I feel honored and blessed to have journeyed with many of you through ordinations, births, transitions to new calls, deaths, disappointments, and retirements. I have seen this presbytery through many leadership transitions, mission statements and priorities. I have sat through many long nights on contentious votes – usually holding my kids asleep in my arms awaiting the outcome. Along with that journey, I have also experienced the many frustrations, lack of trust, and disappointing times as well.
I say all this because this is to remind you of what you all have done well – for me, for my family, and for each other. However, the fact remains that we have a lot of work to do to move towards a healthier presbytery, healthier relationships, and a healthier spirit.

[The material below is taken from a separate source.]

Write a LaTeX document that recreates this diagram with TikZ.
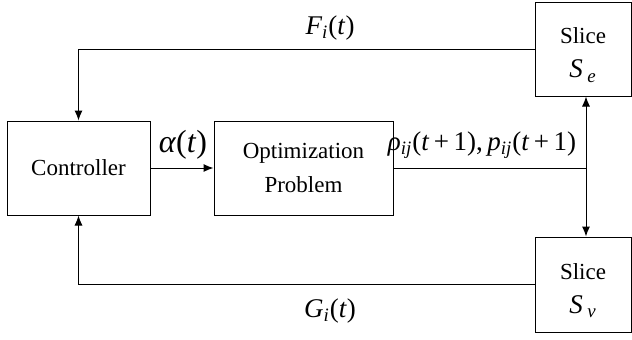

Council, committees, working groups, and task forces have been working hard these past couple of years on that movement. My focus as moderator this year will be on how we meet as a presbytery. You will see some small and major changes throughout the year. And my prayer, my petition to you is that we can be partners in this change. It is up to you all, the koinonia, on how we will share in ministry, partner in God’s call in order for joy and love to overflow.
My charge to you is this: love one another, listen to one another, and take a moment to meet someone you haven’t had a chance to meet yet. John Anderson, my Head of Staff, always reminds our congregation that “God loves you and there is nothing you can do about it.” Shouldn’t we then be ever compelled to share that love with one another and the world. As the song says, “They will know we are Christians by our love.” My hope is that we will believe it enough to share it and live it.
I have high expectations for this year. I have set a high goal for us. My goal is that the changes we make in how we meet as a presbytery will be so wonderful that we will actually say, “I love my presbytery.” The truth is I do love this presbytery and wouldn’t be here if I didn’t. I look forward to working together this year.